### STORED DATA

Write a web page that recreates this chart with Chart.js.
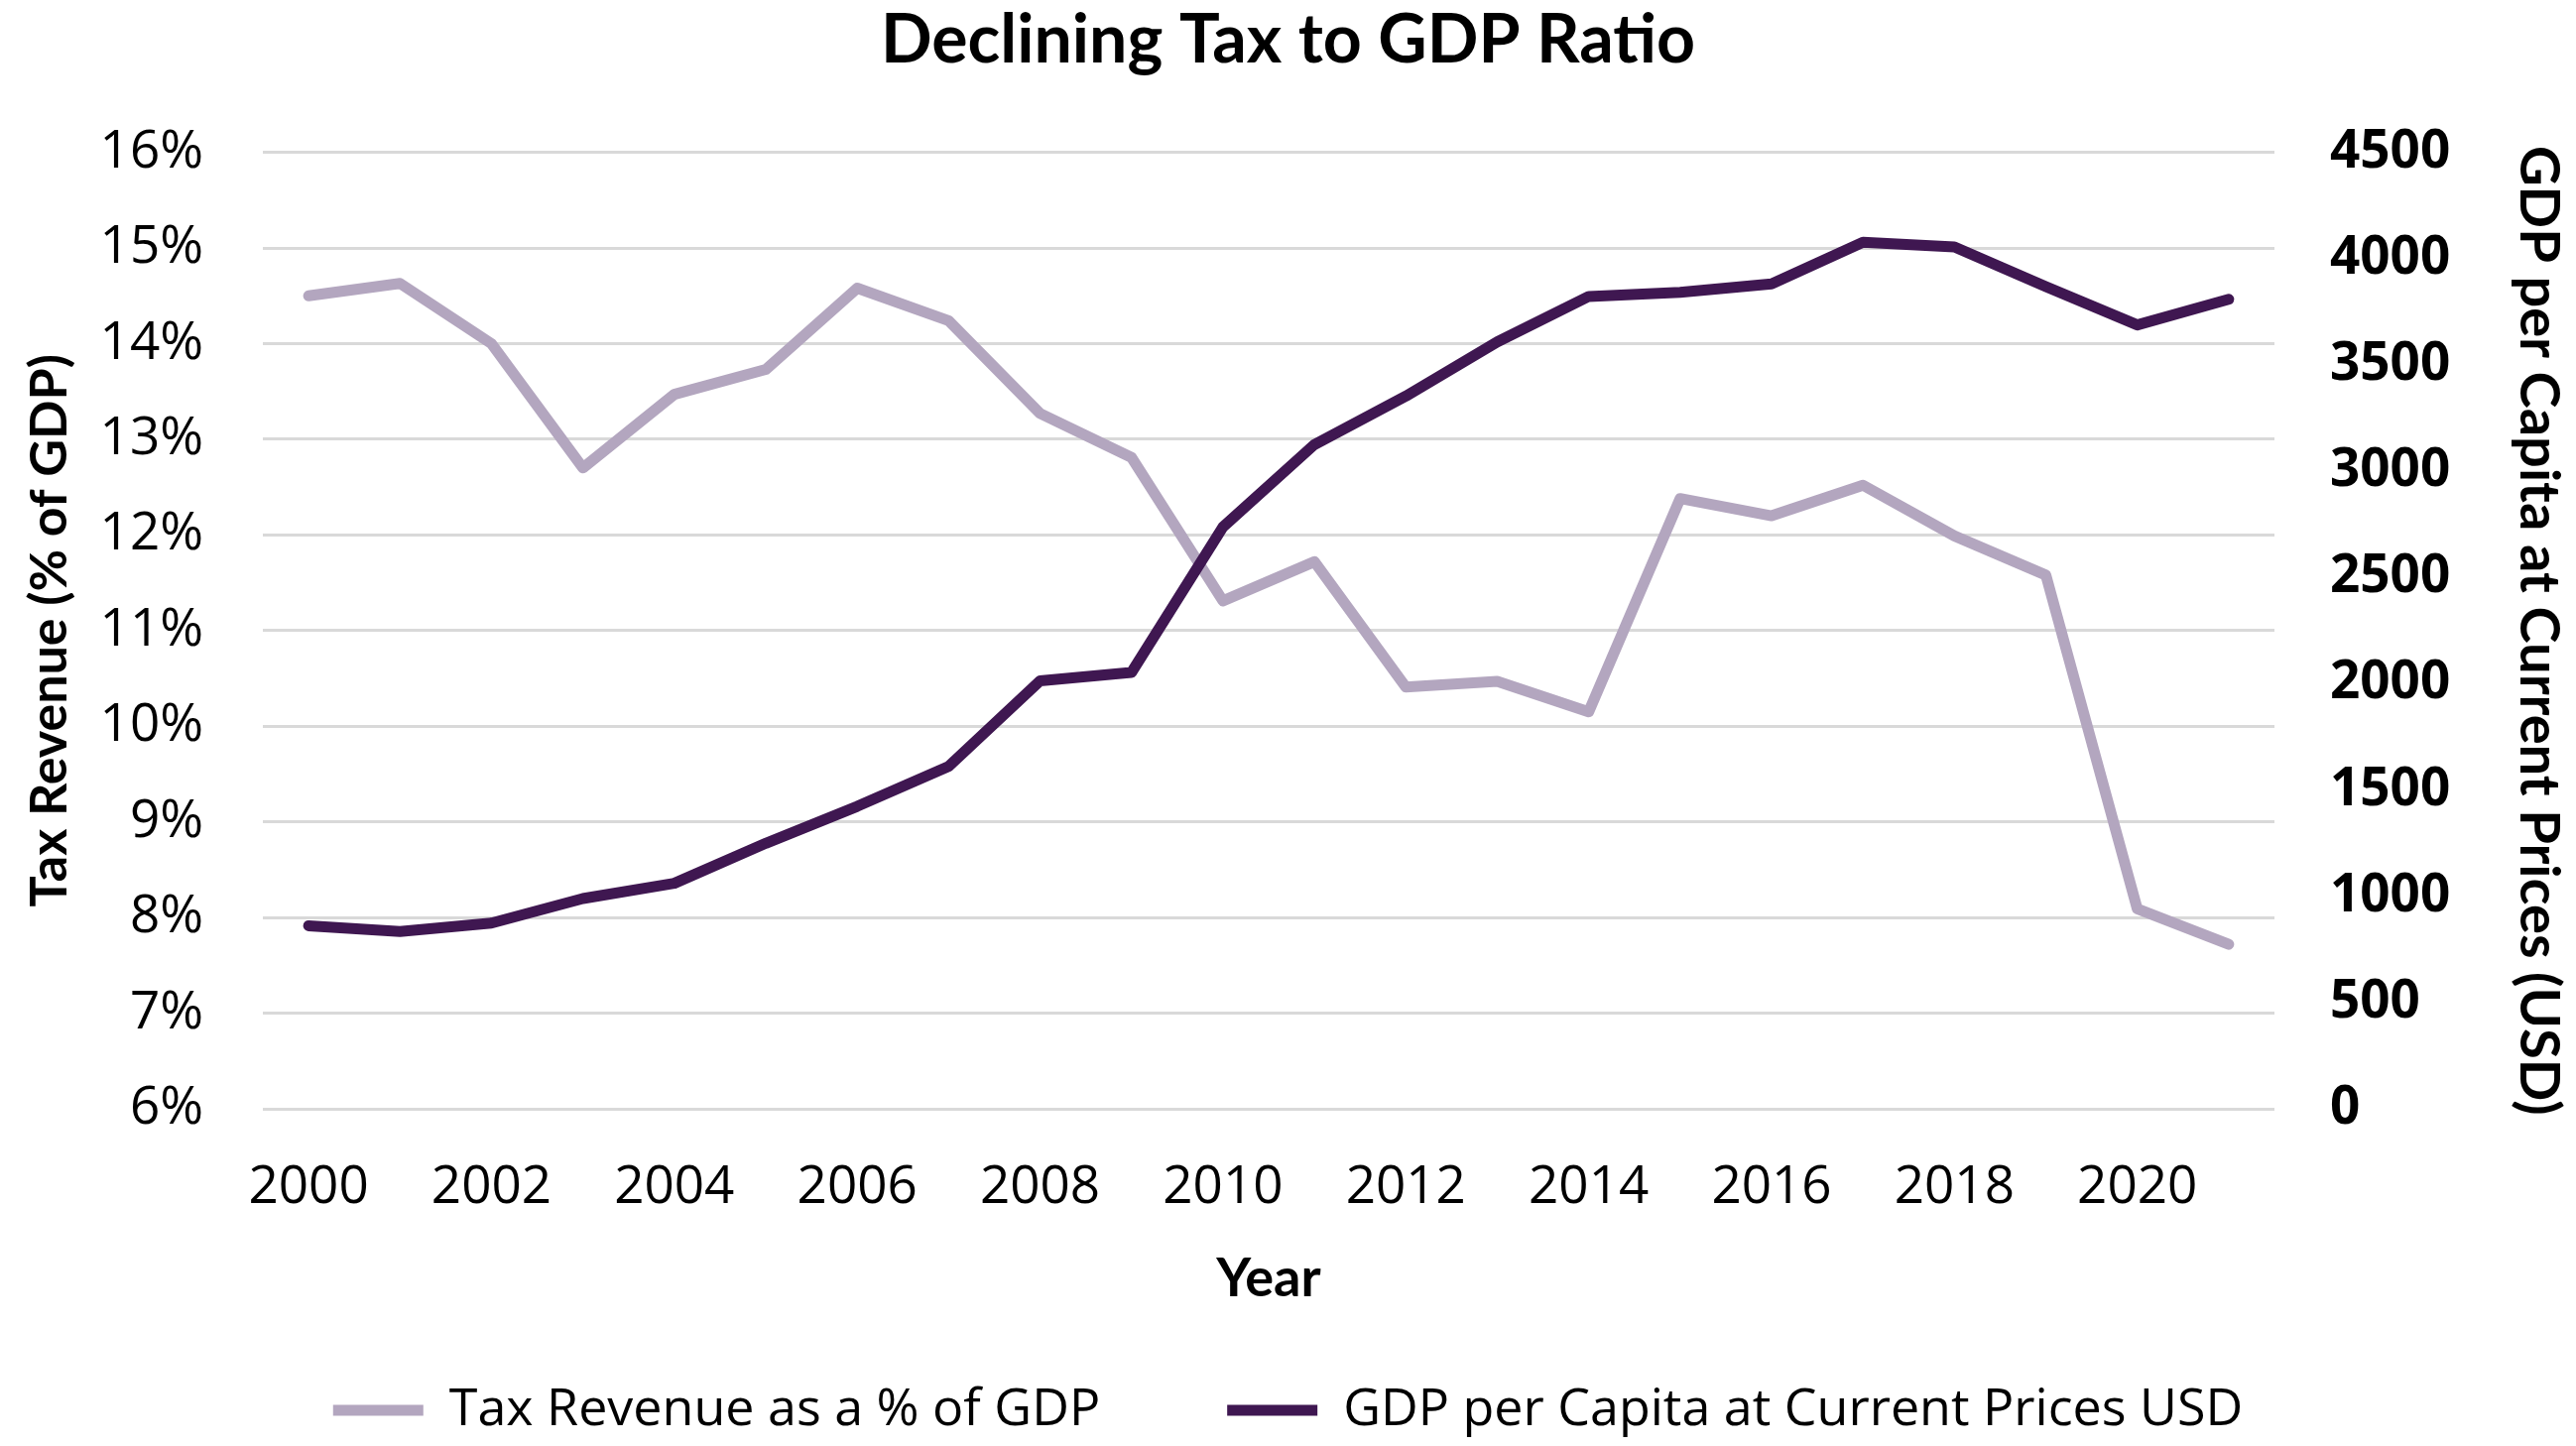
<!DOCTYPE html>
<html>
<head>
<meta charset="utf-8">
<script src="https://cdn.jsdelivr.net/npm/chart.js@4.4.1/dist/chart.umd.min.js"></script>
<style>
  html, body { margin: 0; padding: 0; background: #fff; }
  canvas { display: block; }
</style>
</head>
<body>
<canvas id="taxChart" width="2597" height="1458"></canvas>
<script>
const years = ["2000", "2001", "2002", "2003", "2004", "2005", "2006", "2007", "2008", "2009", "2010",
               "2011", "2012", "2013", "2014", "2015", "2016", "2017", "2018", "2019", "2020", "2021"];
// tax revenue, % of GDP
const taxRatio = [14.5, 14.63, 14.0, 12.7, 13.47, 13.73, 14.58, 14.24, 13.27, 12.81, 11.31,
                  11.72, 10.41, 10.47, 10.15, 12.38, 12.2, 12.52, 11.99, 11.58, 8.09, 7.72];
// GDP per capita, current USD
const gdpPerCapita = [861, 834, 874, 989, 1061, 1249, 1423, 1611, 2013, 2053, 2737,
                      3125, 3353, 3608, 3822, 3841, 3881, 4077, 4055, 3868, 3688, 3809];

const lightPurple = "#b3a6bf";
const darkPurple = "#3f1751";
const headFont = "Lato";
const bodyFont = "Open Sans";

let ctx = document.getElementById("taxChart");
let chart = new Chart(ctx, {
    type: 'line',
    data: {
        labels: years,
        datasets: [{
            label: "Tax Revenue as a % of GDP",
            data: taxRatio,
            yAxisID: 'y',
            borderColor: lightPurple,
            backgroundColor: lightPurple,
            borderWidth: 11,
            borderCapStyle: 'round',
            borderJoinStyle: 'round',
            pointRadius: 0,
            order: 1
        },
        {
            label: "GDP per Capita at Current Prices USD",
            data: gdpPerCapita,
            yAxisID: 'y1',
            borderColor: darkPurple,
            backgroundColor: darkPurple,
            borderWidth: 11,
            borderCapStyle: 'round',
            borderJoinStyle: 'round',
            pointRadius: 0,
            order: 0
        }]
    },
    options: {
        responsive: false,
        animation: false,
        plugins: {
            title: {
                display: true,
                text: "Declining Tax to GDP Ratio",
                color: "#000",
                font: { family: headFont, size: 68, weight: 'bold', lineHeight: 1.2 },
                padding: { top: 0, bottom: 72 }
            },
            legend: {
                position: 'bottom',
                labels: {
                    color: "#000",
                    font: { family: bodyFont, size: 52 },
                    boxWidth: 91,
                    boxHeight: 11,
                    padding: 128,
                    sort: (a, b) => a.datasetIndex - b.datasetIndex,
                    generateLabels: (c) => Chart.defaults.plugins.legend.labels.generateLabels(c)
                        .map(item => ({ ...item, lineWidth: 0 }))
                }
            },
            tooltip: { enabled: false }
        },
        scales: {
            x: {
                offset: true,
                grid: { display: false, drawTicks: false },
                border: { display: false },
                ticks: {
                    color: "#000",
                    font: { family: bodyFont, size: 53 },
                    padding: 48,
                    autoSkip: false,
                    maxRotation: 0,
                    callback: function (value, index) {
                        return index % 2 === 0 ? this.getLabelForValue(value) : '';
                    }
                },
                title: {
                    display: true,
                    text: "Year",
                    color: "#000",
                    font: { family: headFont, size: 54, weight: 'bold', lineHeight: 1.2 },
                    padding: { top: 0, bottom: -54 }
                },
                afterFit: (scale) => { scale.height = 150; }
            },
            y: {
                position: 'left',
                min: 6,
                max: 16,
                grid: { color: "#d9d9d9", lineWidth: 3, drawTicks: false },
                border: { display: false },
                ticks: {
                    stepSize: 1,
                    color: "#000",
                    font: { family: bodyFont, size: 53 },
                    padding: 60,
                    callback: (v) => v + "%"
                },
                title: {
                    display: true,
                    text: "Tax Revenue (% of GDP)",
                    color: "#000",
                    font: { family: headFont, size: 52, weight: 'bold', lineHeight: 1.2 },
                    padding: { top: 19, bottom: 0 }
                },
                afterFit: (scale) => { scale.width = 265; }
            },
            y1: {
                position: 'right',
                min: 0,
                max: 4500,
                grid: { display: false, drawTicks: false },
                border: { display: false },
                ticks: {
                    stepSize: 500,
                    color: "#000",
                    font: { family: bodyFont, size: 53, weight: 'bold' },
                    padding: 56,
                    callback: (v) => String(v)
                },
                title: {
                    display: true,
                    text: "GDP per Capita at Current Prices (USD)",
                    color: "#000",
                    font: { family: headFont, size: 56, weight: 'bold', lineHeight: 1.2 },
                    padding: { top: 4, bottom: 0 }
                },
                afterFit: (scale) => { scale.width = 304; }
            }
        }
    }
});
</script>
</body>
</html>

### EXERCISE DETAILS
The material above must be printed exactly, with its pictures left out.

### EXERCISE SOLUTION
Write a web page that recreates this chart with Chart.js.
<!DOCTYPE html>
<html>
<head>
<meta charset="utf-8">
<script src="https://cdn.jsdelivr.net/npm/chart.js@4.4.1/dist/chart.umd.min.js"></script>
<style>
  html, body { margin: 0; padding: 0; background: #fff; }
  canvas { display: block; }
</style>
</head>
<body>
<canvas id="taxChart" width="2597" height="1458"></canvas>
<script>
const years = ["2000", "2001", "2002", "2003", "2004", "2005", "2006", "2007", "2008", "2009", "2010",
               "2011", "2012", "2013", "2014", "2015", "2016", "2017", "2018", "2019", "2020", "2021"];
// tax revenue, % of GDP
const taxRatio = [14.5, 14.63, 14.0, 12.7, 13.47, 13.73, 14.58, 14.24, 13.27, 12.81, 11.31,
                  11.72, 10.41, 10.47, 10.15, 12.38, 12.2, 12.52, 11.99, 11.58, 8.09, 7.72];
// GDP per capita, current USD
const gdpPerCapita = [861, 834, 874, 989, 1061, 1249, 1423, 1611, 2013, 2053, 2737,
                      3125, 3353, 3608, 3822, 3841, 3881, 4077, 4055, 3868, 3688, 3809];

const lightPurple = "#b3a6bf";
const darkPurple = "#3f1751";
const headFont = "Lato";
const bodyFont = "Open Sans";

let ctx = document.getElementById("taxChart");
let chart = new Chart(ctx, {
    type: 'line',
    data: {
        labels: years,
        datasets: [{
            label: "Tax Revenue as a % of GDP",
            data: taxRatio,
            yAxisID: 'y',
            borderColor: lightPurple,
            backgroundColor: lightPurple,
            borderWidth: 11,
            borderCapStyle: 'round',
            borderJoinStyle: 'round',
            pointRadius: 0,
            order: 1
        },
        {
            label: "GDP per Capita at Current Prices USD",
            data: gdpPerCapita,
            yAxisID: 'y1',
            borderColor: darkPurple,
            backgroundColor: darkPurple,
            borderWidth: 11,
            borderCapStyle: 'round',
            borderJoinStyle: 'round',
            pointRadius: 0,
            order: 0
        }]
    },
    options: {
        responsive: false,
        animation: false,
        plugins: {
            title: {
                display: true,
                text: "Declining Tax to GDP Ratio",
                color: "#000",
                font: { family: headFont, size: 68, weight: 'bold', lineHeight: 1.2 },
                padding: { top: 0, bottom: 72 }
            },
            legend: {
                position: 'bottom',
                labels: {
                    color: "#000",
                    font: { family: bodyFont, size: 52 },
                    boxWidth: 91,
                    boxHeight: 11,
                    padding: 128,
                    sort: (a, b) => a.datasetIndex - b.datasetIndex,
                    generateLabels: (c) => Chart.defaults.plugins.legend.labels.generateLabels(c)
                        .map(item => ({ ...item, lineWidth: 0 }))
                }
            },
            tooltip: { enabled: false }
        },
        scales: {
            x: {
                offset: true,
                grid: { display: false, drawTicks: false },
                border: { display: false },
                ticks: {
                    color: "#000",
                    font: { family: bodyFont, size: 53 },
                    padding: 48,
                    autoSkip: false,
                    maxRotation: 0,
                    callback: function (value, index) {
                        return index % 2 === 0 ? this.getLabelForValue(value) : '';
                    }
                },
                title: {
                    display: true,
                    text: "Year",
                    color: "#000",
                    font: { family: headFont, size: 54, weight: 'bold', lineHeight: 1.2 },
                    padding: { top: 0, bottom: -54 }
                },
                afterFit: (scale) => { scale.height = 150; }
            },
            y: {
                position: 'left',
                min: 6,
                max: 16,
                grid: { color: "#d9d9d9", lineWidth: 3, drawTicks: false },
                border: { display: false },
                ticks: {
                    stepSize: 1,
                    color: "#000",
                    font: { family: bodyFont, size: 53 },
                    padding: 60,
                    callback: (v) => v + "%"
                },
                title: {
                    display: true,
                    text: "Tax Revenue (% of GDP)",
                    color: "#000",
                    font: { family: headFont, size: 52, weight: 'bold', lineHeight: 1.2 },
                    padding: { top: 19, bottom: 0 }
                },
                afterFit: (scale) => { scale.width = 265; }
            },
            y1: {
                position: 'right',
                min: 0,
                max: 4500,
                grid: { display: false, drawTicks: false },
                border: { display: false },
                ticks: {
                    stepSize: 500,
                    color: "#000",
                    font: { family: bodyFont, size: 53, weight: 'bold' },
                    padding: 56,
                    callback: (v) => String(v)
                },
                title: {
                    display: true,
                    text: "GDP per Capita at Current Prices (USD)",
                    color: "#000",
                    font: { family: headFont, size: 56, weight: 'bold', lineHeight: 1.2 },
                    padding: { top: 4, bottom: 0 }
                },
                afterFit: (scale) => { scale.width = 304; }
            }
        }
    }
});
</script>
</body>
</html>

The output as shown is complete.